**Required task**
Please write out the lines of the data exactly, beginning with the first and ending with the line containing "import * as"; leave the pictures behind.

#### Dataset excerpt ####

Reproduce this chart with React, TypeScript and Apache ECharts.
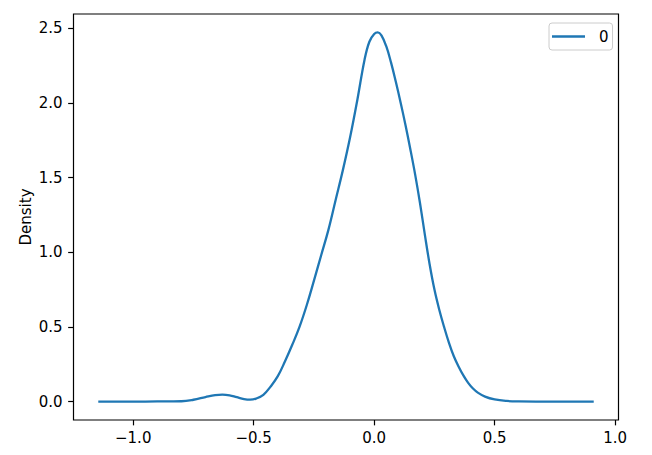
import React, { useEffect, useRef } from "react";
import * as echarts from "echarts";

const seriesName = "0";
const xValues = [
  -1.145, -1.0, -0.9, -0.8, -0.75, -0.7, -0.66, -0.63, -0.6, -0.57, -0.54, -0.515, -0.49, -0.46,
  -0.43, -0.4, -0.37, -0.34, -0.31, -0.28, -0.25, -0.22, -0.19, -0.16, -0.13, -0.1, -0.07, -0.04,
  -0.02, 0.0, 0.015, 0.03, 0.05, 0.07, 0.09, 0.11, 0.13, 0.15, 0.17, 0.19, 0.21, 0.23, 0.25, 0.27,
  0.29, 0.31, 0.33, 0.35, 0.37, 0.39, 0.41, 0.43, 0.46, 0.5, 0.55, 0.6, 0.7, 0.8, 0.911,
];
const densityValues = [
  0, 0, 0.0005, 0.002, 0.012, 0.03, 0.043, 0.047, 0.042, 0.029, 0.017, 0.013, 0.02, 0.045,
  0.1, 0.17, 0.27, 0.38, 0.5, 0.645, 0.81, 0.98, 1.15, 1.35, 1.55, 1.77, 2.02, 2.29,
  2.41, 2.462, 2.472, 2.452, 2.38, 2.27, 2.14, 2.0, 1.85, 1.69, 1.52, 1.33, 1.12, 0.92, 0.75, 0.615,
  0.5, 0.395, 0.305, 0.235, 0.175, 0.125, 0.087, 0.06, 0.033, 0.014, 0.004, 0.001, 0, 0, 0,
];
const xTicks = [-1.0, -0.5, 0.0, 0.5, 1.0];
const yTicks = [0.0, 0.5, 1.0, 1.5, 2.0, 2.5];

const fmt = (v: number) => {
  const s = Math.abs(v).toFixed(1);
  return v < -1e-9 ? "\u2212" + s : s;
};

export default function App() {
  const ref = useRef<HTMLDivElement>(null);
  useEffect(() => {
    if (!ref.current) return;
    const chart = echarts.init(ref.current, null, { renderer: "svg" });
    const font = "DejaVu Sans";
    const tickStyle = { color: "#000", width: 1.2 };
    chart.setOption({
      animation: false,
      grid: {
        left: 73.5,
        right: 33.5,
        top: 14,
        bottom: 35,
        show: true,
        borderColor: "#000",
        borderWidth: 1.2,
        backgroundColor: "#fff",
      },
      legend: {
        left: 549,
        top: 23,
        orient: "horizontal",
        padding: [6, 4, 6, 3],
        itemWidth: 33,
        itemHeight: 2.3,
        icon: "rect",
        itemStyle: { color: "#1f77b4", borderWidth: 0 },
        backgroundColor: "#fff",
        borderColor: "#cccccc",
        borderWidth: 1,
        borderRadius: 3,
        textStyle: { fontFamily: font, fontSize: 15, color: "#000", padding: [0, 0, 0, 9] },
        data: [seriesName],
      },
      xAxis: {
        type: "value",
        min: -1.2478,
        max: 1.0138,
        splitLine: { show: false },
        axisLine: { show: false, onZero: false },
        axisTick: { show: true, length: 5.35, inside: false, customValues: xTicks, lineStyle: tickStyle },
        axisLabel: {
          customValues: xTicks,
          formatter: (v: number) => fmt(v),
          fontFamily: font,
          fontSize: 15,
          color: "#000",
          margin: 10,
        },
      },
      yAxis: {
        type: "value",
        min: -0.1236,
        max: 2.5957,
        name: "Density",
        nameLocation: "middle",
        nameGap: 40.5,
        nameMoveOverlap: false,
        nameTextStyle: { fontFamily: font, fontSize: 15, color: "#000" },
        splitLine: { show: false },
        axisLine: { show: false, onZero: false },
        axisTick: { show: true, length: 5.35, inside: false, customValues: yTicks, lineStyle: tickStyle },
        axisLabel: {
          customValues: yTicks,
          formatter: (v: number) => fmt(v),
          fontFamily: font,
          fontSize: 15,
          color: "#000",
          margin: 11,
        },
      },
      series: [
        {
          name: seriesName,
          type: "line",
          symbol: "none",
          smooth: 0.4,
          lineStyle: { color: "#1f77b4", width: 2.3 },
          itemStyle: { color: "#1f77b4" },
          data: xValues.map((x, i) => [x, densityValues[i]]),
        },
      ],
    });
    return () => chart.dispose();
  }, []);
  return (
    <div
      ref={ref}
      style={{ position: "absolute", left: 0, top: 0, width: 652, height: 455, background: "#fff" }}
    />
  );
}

####

**Correct result**
Reproduce this chart with React, TypeScript and Apache ECharts.
import React, { useEffect, useRef } from "react";
import * as echarts from "echarts";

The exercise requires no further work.